> **Input material**:
<<<<

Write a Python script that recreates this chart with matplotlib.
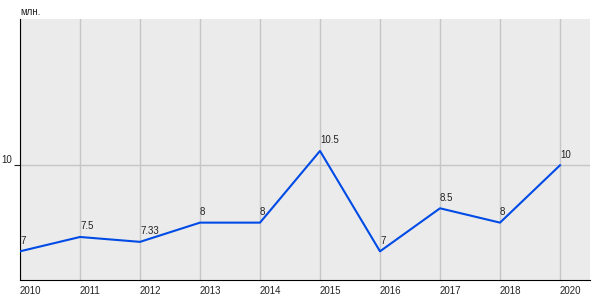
import matplotlib
matplotlib.use("Agg")
import matplotlib.pyplot as plt

plt.rcParams["font.family"] = ["Liberation Sans", "DejaVu Sans"]

years = ["2010", "2011", "2012", "2013", "2014", "2015", "2016", "2017", "2018", "2020"]
values = [7, 7.5, 7.33, 8, 8, 10.5, 7, 8.5, 8, 10]
labels = ["7", "7.5", "7.33", "8", "8", "10.5", "7", "8.5", "8", "10"]

fig = plt.figure(figsize=(6, 3), dpi=100)
ax = fig.add_axes([20/600, 20/300, 570/600, 261/300])
ax.set_facecolor("#ebebeb")
x = list(range(len(years)))
ax.plot(x, values, color="#004be6", lw=1.5, zorder=3)
for xi, v, lab in zip(x, values, labels):
    ax.annotate(lab, (xi, v), xytext=(0, 4), textcoords="offset points",
                fontsize=7, color="#222222", ha="left", va="bottom", zorder=4)
ax.set_xlim(0, 9.5)
ax.set_ylim(6, 15.1)
ax.set_xticks(x)
ax.set_xticklabels(years, ha="left")
ax.set_yticks([10])
ax.grid(True, color="#c6c6c6", lw=1)
ax.set_axisbelow(True)
for s in ["top", "right"]:
    ax.spines[s].set_visible(False)
ax.spines["left"].set_color("black")
ax.spines["bottom"].set_color("black")
ax.tick_params(axis="both", labelsize=7, colors="#222222", length=4, width=0.8)
ax.tick_params(axis="x", length=0, pad=4)
ax.tick_params(axis="y", pad=2)
for t in ax.get_yticklabels():
    t.set_va("bottom")
fig.text(20/600, 1 - 12/300, "млн.", fontsize=7, color="#222222", ha="left", va="center")
fig.savefig("out.png", dpi=100)
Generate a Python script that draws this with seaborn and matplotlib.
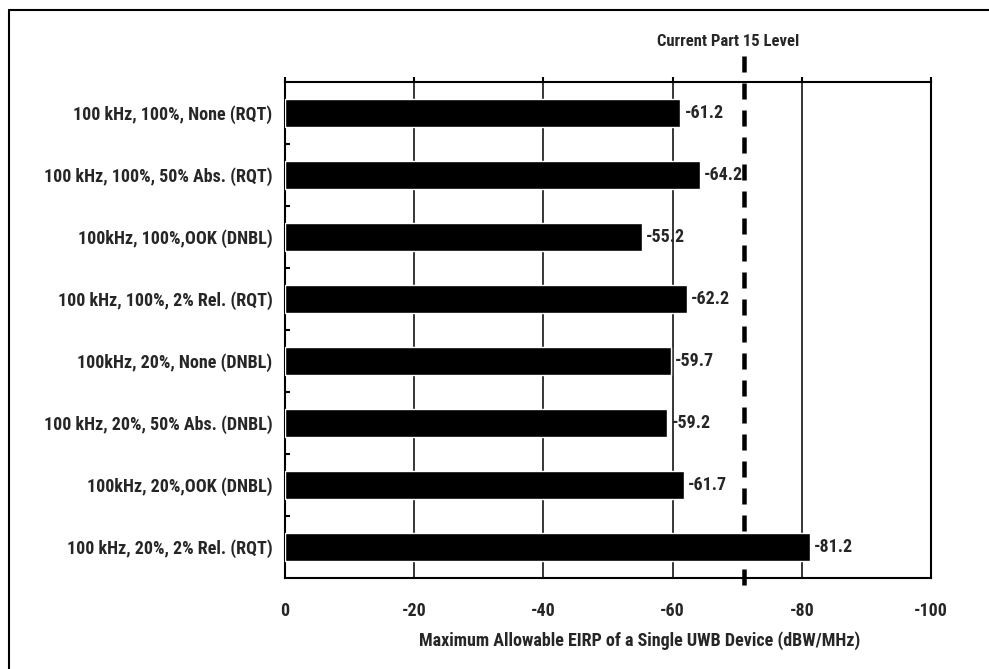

>>>>

> **Exercise**:
Return all of the entries exactly as written, but drop any pictures they hold.

> **Task answer**:
Write a Python script that recreates this chart with matplotlib.
import matplotlib
matplotlib.use("Agg")
import matplotlib.pyplot as plt

plt.rcParams["font.family"] = ["Liberation Sans", "DejaVu Sans"]

years = ["2010", "2011", "2012", "2013", "2014", "2015", "2016", "2017", "2018", "2020"]
values = [7, 7.5, 7.33, 8, 8, 10.5, 7, 8.5, 8, 10]
labels = ["7", "7.5", "7.33", "8", "8", "10.5", "7", "8.5", "8", "10"]

fig = plt.figure(figsize=(6, 3), dpi=100)
ax = fig.add_axes([20/600, 20/300, 570/600, 261/300])
ax.set_facecolor("#ebebeb")
x = list(range(len(years)))
ax.plot(x, values, color="#004be6", lw=1.5, zorder=3)
for xi, v, lab in zip(x, values, labels):
    ax.annotate(lab, (xi, v), xytext=(0, 4), textcoords="offset points",
                fontsize=7, color="#222222", ha="left", va="bottom", zorder=4)
ax.set_xlim(0, 9.5)
ax.set_ylim(6, 15.1)
ax.set_xticks(x)
ax.set_xticklabels(years, ha="left")
ax.set_yticks([10])
ax.grid(True, color="#c6c6c6", lw=1)
ax.set_axisbelow(True)
for s in ["top", "right"]:
    ax.spines[s].set_visible(False)
ax.spines["left"].set_color("black")
ax.spines["bottom"].set_color("black")
ax.tick_params(axis="both", labelsize=7, colors="#222222", length=4, width=0.8)
ax.tick_params(axis="x", length=0, pad=4)
ax.tick_params(axis="y", pad=2)
for t in ax.get_yticklabels():
    t.set_va("bottom")
fig.text(20/600, 1 - 12/300, "млн.", fontsize=7, color="#222222", ha="left", va="center")
fig.savefig("out.png", dpi=100)
Generate a Python script that draws this with seaborn and matplotlib.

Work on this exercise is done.